Taxes due on conversion can be substantial because you must pay tax on the entire value of the amount you converted, unless you had nondeductible contributions within the converted funds. This is because you generally make contributions to a traditional IRA on a tax-deductible basis, while Roth contributions are made on an after-tax basis. So if you converted during the 2008 tax year, you were required to pay the taxes due on the conversion with your 2008 tax return. If you undo the conversion, you will get a refund for any tax you paid plus interest from the IRS.
"A major reason why you might want to recharacterize is if you converted your traditional IRA to a Roth in 2008 and your balance was $50,000, but then the market started to fall, and your balance is now $30,000," says Jeff D'Italia, a senior financial professional with Firstrust Financial Resources, a wealth management firm in Philadelphia. "Even though the value is down, you still have to pay taxes on the amount you converted. So you are recharacterizing because you want to get a refund on the taxes you paid on that higher amount. That's the optimal situation -- to recharacterize the Roth because the value is lower now."
Should you decide to redo a Roth conversion, you need to remember that you lose the benefits of a Roth IRA. Such benefits include tax-free compounding of investment gains and no required minimum distributions upon retirement. If you change your mind after a recharacterization, the IRS will allow you to convert your traditional IRA to a Roth IRA again, but you have to wait 30 days after the recharacterization or one year after the initial conversion, whichever is later, according to IRS Publication 590.
Here are the four steps you need to follow to undo your Roth conversion.
1. Decide whether a redo makes sense or is necessary. If you're considering undoing your Roth conversion because you paid taxes on contributions and gains that have disappeared as the market has fallen, you should make the move if the investment losses were substantial.

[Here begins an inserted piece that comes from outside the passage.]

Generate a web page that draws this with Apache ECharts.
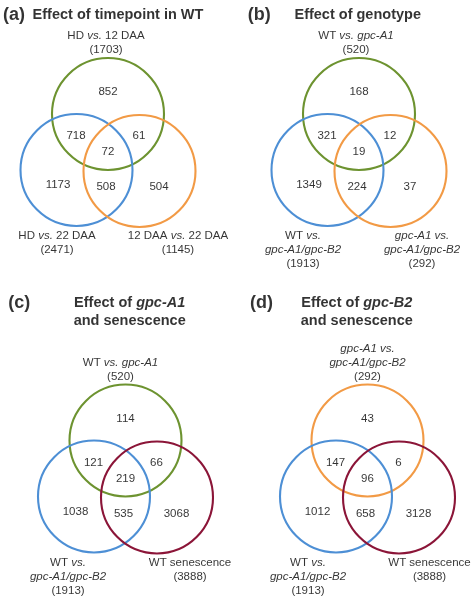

If you lost a few thousand dollars after the conversion, it's probably not worth it because of the time involved to undo the conversion and because the amount of tax you paid isn't significant.
For example, if you converted a traditional IRA worth $10,000 to a Roth and after the conversion the value of your Roth fell to $8,000, your refund upon submitting your amended tax return for the recharacterization would be $500 if you were in the 25 percent tax bracket, plus any state and local taxes.
On the other hand, if you converted a Roth that was worth $100,000 and lost $20,000, your refund upon filing an amended return would be $5,000 if you were in the 25 percent tax bracket, plus any state and local taxes. That is large enough to be worth the hassle of converting, says Tom McCabe, certified public accountant and director of accounting for Prestige Wealth Accounting Group in Pennington, N.J. Your tax adviser can help you decide if a redo makes sense.
A redo because of investment losses is optional, as is a redo if you lost your job and need the tax refund to pay your bills, McCabe adds. But a redo isn't optional if you made a mistake about your eligibility to convert and converted when you weren't eligible. Previously, Roth IRA conversion rules required that taxpayers making conversions meet certain income limits.
Under new rules that went into effect Jan. 1, 2010, you can convert to a Roth IRA even if you file as married, filing separately. And the income limits that prevented many taxpayers who earned more than $100,000 from converting in the past, disappeared on that date as well.